Code that draws figures:

'''

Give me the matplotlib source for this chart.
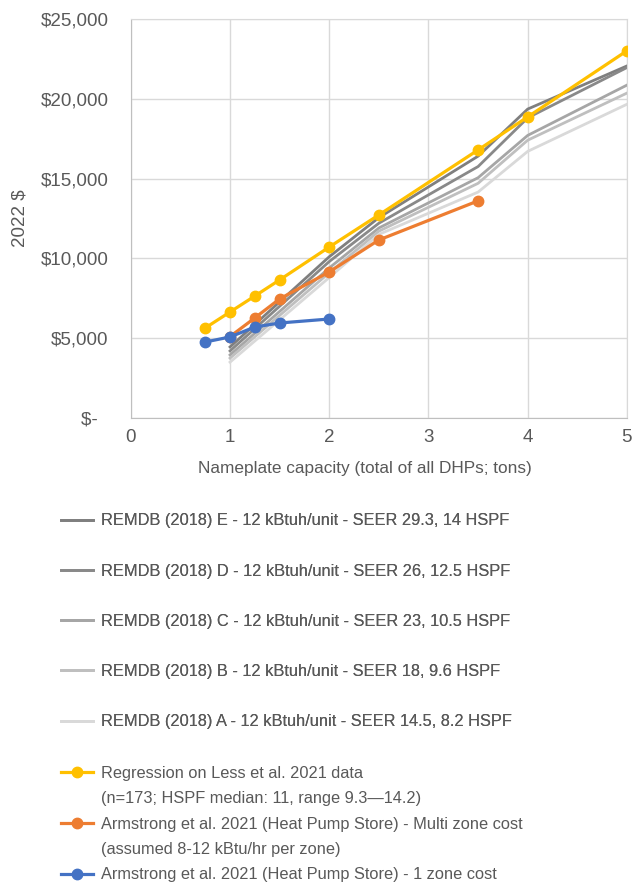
import numpy as np
import matplotlib
matplotlib.use('Agg')
import matplotlib.pyplot as plt
from matplotlib.lines import Line2D
from matplotlib.ticker import FuncFormatter

plt.rcParams['font.family'] = ['Liberation Sans', 'DejaVu Sans']

# Dane
x_remdb = [1, 2, 2.5, 3.5, 4, 5]
remdb_e = [4450, 10100, 12550, 16400, 19350, 22050]
remdb_d = [4200, 9800, 12200, 15750, 18800, 21950]
remdb_c = [3950, 9400, 11900, 15050, 17700, 20850]
remdb_b = [3750, 9100, 11700, 14700, 17400, 20350]
remdb_a = [3500, 8800, 11500, 14150, 16700, 19650]

x_regr = [0.75, 1, 1.25, 1.5, 2, 2.5, 3.5, 4, 5]
regr = [5640, 6640, 7640, 8650, 10710, 12720, 16790, 18860, 23000]

x_multi = [1, 1.25, 1.5, 2, 2.5, 3.5]
multi = [5100, 6270, 7460, 9150, 11150, 13600]

x_one = [0.75, 1, 1.25, 1.5, 2]
one = [4760, 5075, 5700, 5950, 6200]

etykiety_remdb = [
    'REMDB (2018) E - 12 kBtuh/unit - SEER 29.3, 14 HSPF',
    'REMDB (2018) D - 12 kBtuh/unit - SEER 26, 12.5 HSPF',
    'REMDB (2018) C - 12 kBtuh/unit - SEER 23, 10.5 HSPF',
    'REMDB (2018) B - 12 kBtuh/unit - SEER 18, 9.6 HSPF',
    'REMDB (2018) A - 12 kBtuh/unit - SEER 14.5, 8.2 HSPF',
]
kolory_remdb = ['#7f7f7f', '#898989', '#a6a6a6', '#bfbfbf', '#d9d9d9']

tekst = '#595959'
siatka = '#d9d9d9'

fig = plt.figure(figsize=(6.32, 8.85), dpi=100)
ax = fig.add_axes([0.207, 0.5277, 0.785, 0.451])

linie_remdb = []
for y, kol, et in zip([remdb_e, remdb_d, remdb_c, remdb_b, remdb_a], kolory_remdb, etykiety_remdb):
    l, = ax.plot(x_remdb, y, color=kol, lw=2, label=et, zorder=2)
    linie_remdb.append(l)

l_regr, = ax.plot(x_regr, regr, color='#ffc000', lw=2.3, marker='o', ms=7.5, zorder=3)
l_multi, = ax.plot(x_multi, multi, color='#ed7d31', lw=2.3, marker='o', ms=7.5, zorder=4)
l_one, = ax.plot(x_one, one, color='#4472c4', lw=2.3, marker='o', ms=7.5, zorder=5)

ax.set_xlim(0, 5)
ax.set_ylim(0, 25000)
ax.set_xticks(range(0, 6))
ax.set_yticks(range(0, 25001, 5000))
ax.yaxis.set_major_formatter(FuncFormatter(lambda v, p: '$-  ' if v == 0 else '${:,.0f}'.format(v)))
ax.grid(True, color=siatka, lw=1)
ax.set_axisbelow(True)
for s in ax.spines.values():
    s.set_color(siatka)
ax.spines['left'].set_color('#bfbfbf')
ax.spines['bottom'].set_color('#bfbfbf')
ax.tick_params(length=0, labelsize=13.5, colors=tekst)
ax.tick_params(axis='y', pad=16)
ax.tick_params(axis='x', pad=8)
ax.set_xlabel('Nameplate capacity (total of all DHPs; tons)', fontsize=12.4, color=tekst)
ax.xaxis.set_label_coords(0.472, -0.108)
ax.set_ylabel('2022 $', fontsize=13.5, color=tekst)
ax.yaxis.set_label_coords(-0.207, 0.5)

# Legenda - serie REMDB
leg1 = fig.legend(handles=linie_remdb, loc='upper left', bbox_to_anchor=(0.097, 0.42),
                  frameon=False, fontsize=11.8, labelcolor=tekst, labelspacing=2.15,
                  handlelength=1.95, handletextpad=0.48, borderaxespad=0, borderpad=0)

# Legenda - serie kolorowe (druga linia etykiety jako osobny wpis)
pusty = Line2D([], [], color='none')
leg2 = fig.legend(handles=[l_regr, pusty, l_multi, pusty, l_one],
                  labels=['Regression on Less et al. 2021 data',
                          '(n=173; HSPF median: 11, range 9.3\u201414.2)',
                          'Armstrong et al. 2021 (Heat Pump Store) - Multi zone cost',
                          '(assumed 8-12 kBtu/hr per zone)',
                          'Armstrong et al. 2021 (Heat Pump Store) - 1 zone cost'],
                  loc='upper left', bbox_to_anchor=(0.097, 0.135),
                  frameon=False, fontsize=11.8, labelcolor=tekst, labelspacing=0.64,
                  handlelength=1.95, handletextpad=0.48, borderaxespad=0, borderpad=0)
fig.add_artist(leg1)

fig.savefig('out.png', dpi=100)
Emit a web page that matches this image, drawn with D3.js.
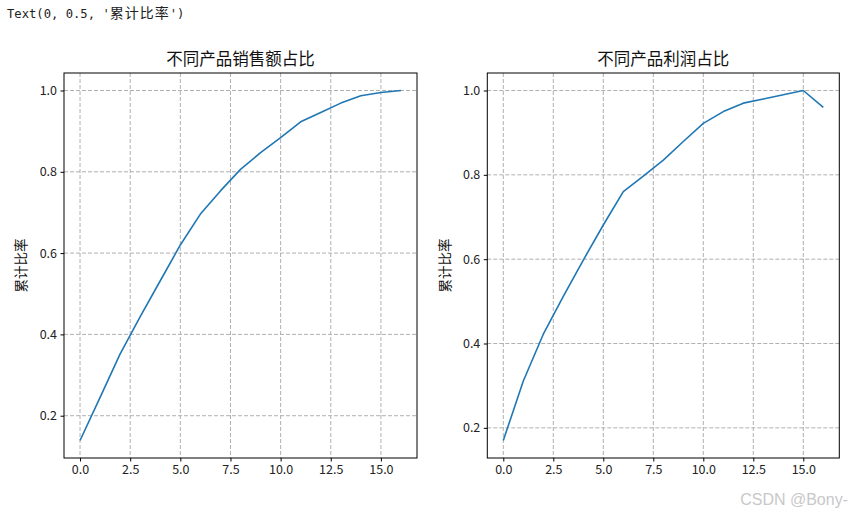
<!DOCTYPE html>
<html><head><meta charset="utf-8">
<script src="https://cdn.jsdelivr.net/npm/d3@7"></script>
<style>body{margin:0;background:#fff;} text{font-family:"Noto Sans CJK SC","Noto Sans",sans-serif;}</style>
</head><body>
<svg id="c" width="853" height="514"></svg>
<script>
const xIdx = d3.range(17);
const salesCum = [0.139,0.245,0.352,0.444,0.532,0.62,0.696,0.753,0.806,0.847,0.884,0.923,0.946,0.969,0.987,0.995,1.0];
const profitCum = [0.17,0.311,0.422,0.512,0.598,0.681,0.76,0.797,0.835,0.879,0.922,0.95,0.97,0.98,0.99,1.0,0.96];
const titles = ["不同产品销售额占比","不同产品利润占比"];
const yLabel = "累计比率";
const xTicks = [0,2.5,5,7.5,10,12.5,15];
const yTicks = [0.2,0.4,0.6,0.8,1.0];

const svg = d3.select("#c");
const hdr = svg.append("text").attr("x",7).attr("y",18).style("font-family","'DejaVu Sans Mono',monospace").style("font-size","12.2px").attr("fill","#222");
hdr.append("tspan").text("Text(0, 0.5, '");
hdr.append("tspan").style("font-family","'Noto Sans CJK SC',sans-serif").style("font-size","14px").style("letter-spacing","1px").text(yLabel);
hdr.append("tspan").text("')");

const panels = [{left:64,right:417,data:salesCum,title:titles[0],labX:21},{left:487.3,right:839.3,data:profitCum,title:titles[1],labX:445}];
const pTop=73,pBottom=458;
panels.forEach(p=>{
  const g=svg.append("g");
  const x=d3.scaleLinear().domain([-0.8,16.8]).range([p.left,p.right]);
  const mn=d3.min(p.data),mx=d3.max(p.data),pad=(mx-mn)*0.05;
  const y=d3.scaleLinear().domain([mn-pad,mx+pad]).range([pBottom,pTop]);
  g.selectAll(".gx").data(xTicks).join("line").attr("x1",d=>x(d)).attr("x2",d=>x(d)).attr("y1",pTop).attr("y2",pBottom).attr("stroke","#b0b0b0").attr("stroke-dasharray","4,2").attr("stroke-width",1);
  g.selectAll(".gy").data(yTicks).join("line").attr("y1",d=>y(d)).attr("y2",d=>y(d)).attr("x1",p.left).attr("x2",p.right).attr("stroke","#b0b0b0").attr("stroke-dasharray","4,2").attr("stroke-width",1);
  g.append("path").datum(p.data).attr("fill","none").attr("stroke","#1f77b4").attr("stroke-width",1.6).attr("stroke-linejoin","round")
   .attr("d",d3.line().x((d,i)=>x(xIdx[i])).y(d=>y(d)));
  const ax=g.append("g").attr("transform",`translate(0,${pBottom})`).call(d3.axisBottom(x).tickValues(xTicks).tickFormat(d3.format(".1f")).tickSize(3.5).tickPadding(3.5));
  const ay=g.append("g").attr("transform",`translate(${p.left},0)`).call(d3.axisLeft(y).tickValues(yTicks).tickFormat(d3.format(".1f")).tickSize(3.5).tickPadding(3.5));
  [ax,ay].forEach(a=>{a.select(".domain").remove();a.selectAll("text").style("font-size","12.5px").attr("fill","#222");a.selectAll("line").attr("stroke","#000");});
  g.append("rect").attr("x",p.left).attr("y",pTop).attr("width",p.right-p.left).attr("height",pBottom-pTop).attr("fill","none").attr("stroke","#000").attr("stroke-width",1);
  g.append("text").attr("x",(p.left+p.right)/2).attr("y",65).attr("text-anchor","middle").style("font-size","16.5px").attr("fill","#111").text(p.title);
  g.append("text").attr("transform",`translate(${p.labX},${(pTop+pBottom)/2}) rotate(-90)`).attr("text-anchor","middle").attr("dy","0.35em").style("font-size","13.5px").attr("fill","#111").text(yLabel);
});
svg.append("text").attr("x",848).attr("y",505).attr("text-anchor","end").style("font-size","16px").style("font-family","'Liberation Sans',Arial,sans-serif").attr("fill","#c8c8c8").text("CSDN @Bony-");
</script>
</body></html>
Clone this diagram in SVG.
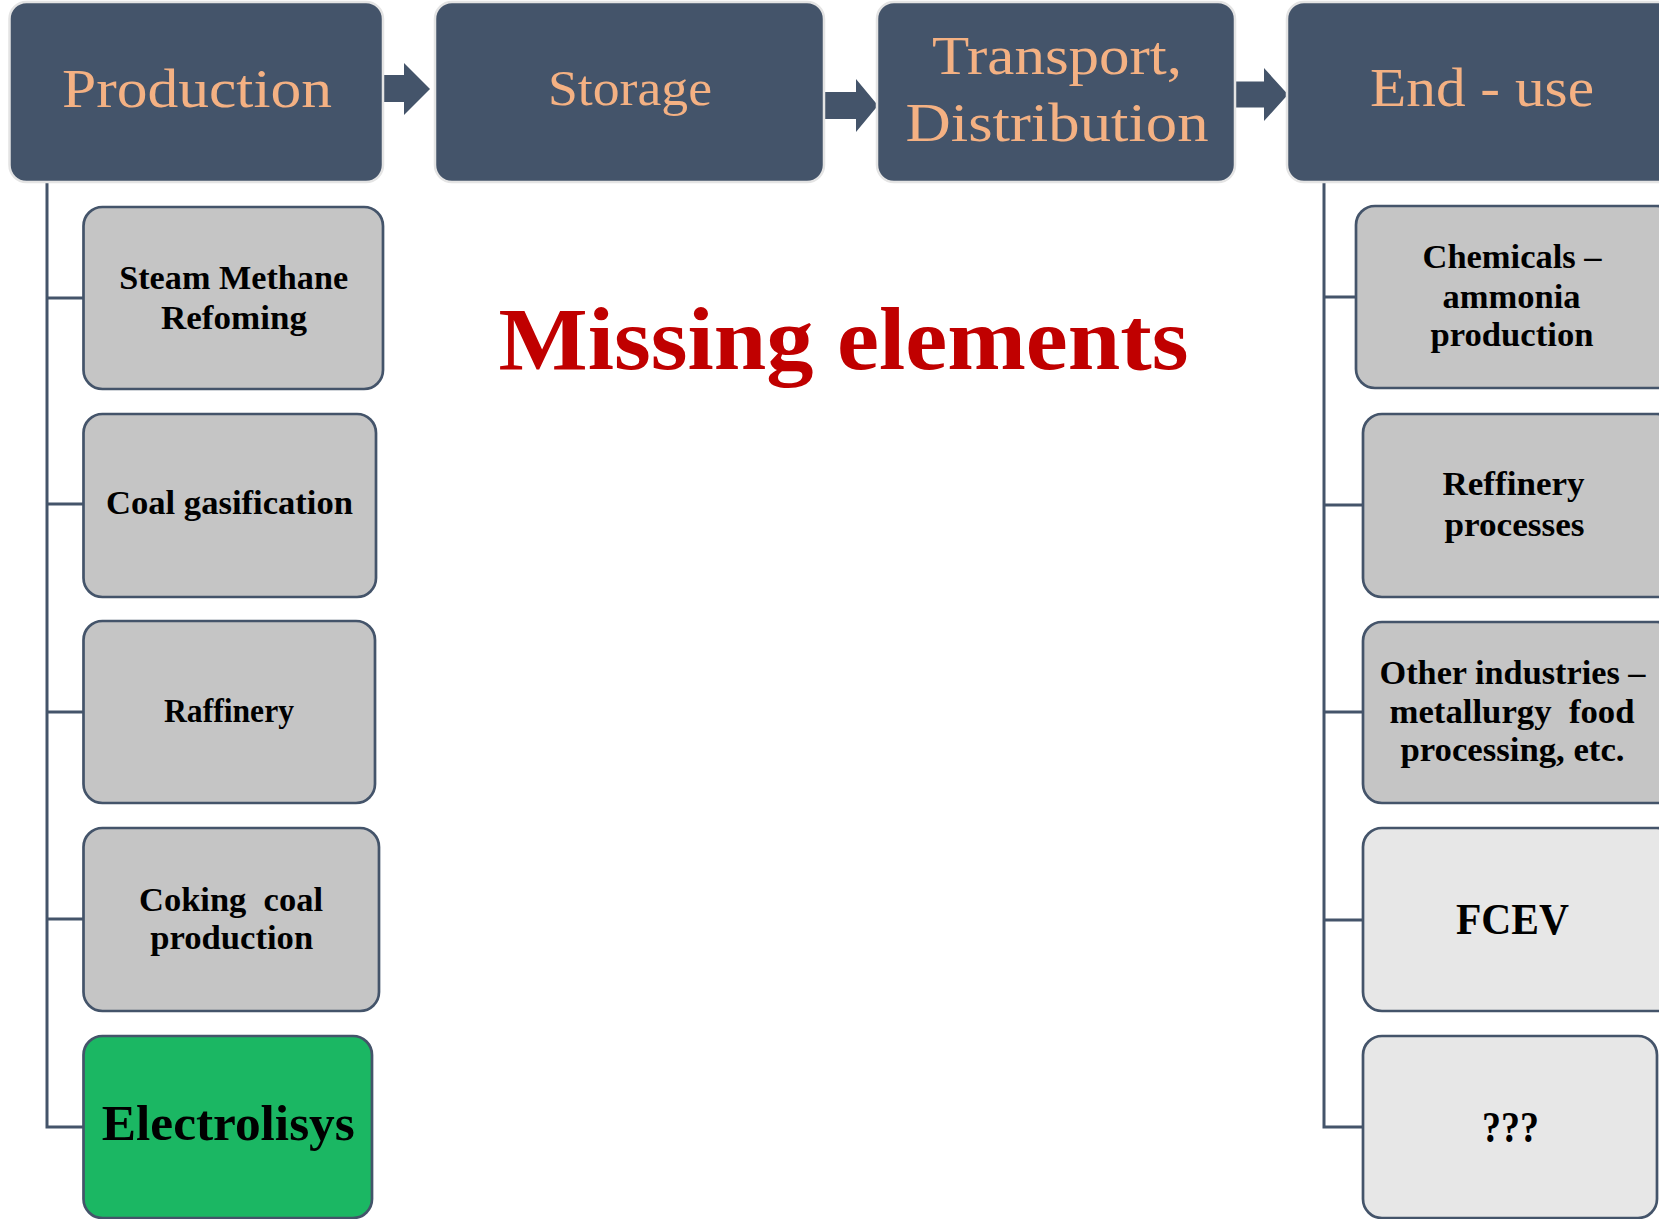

'''

Required task: Above are some records. Reproduce the lines from the one with "Emit a web page" down to the one with "const yTicks = [0.2,0.4,0.6,0.8,1.0];", keeping both, and leave every picture out.

Written answer:
Emit a web page that matches this image, drawn with D3.js.
<!DOCTYPE html>
<html><head><meta charset="utf-8">
<script src="https://cdn.jsdelivr.net/npm/d3@7"></script>
<style>body{margin:0;background:#fff;} text{font-family:"Noto Sans CJK SC","Noto Sans",sans-serif;}</style>
</head><body>
<svg id="c" width="853" height="514"></svg>
<script>
const xIdx = d3.range(17);
const salesCum = [0.139,0.245,0.352,0.444,0.532,0.62,0.696,0.753,0.806,0.847,0.884,0.923,0.946,0.969,0.987,0.995,1.0];
const profitCum = [0.17,0.311,0.422,0.512,0.598,0.681,0.76,0.797,0.835,0.879,0.922,0.95,0.97,0.98,0.99,1.0,0.96];
const titles = ["不同产品销售额占比","不同产品利润占比"];
const yLabel = "累计比率";
const xTicks = [0,2.5,5,7.5,10,12.5,15];
const yTicks = [0.2,0.4,0.6,0.8,1.0];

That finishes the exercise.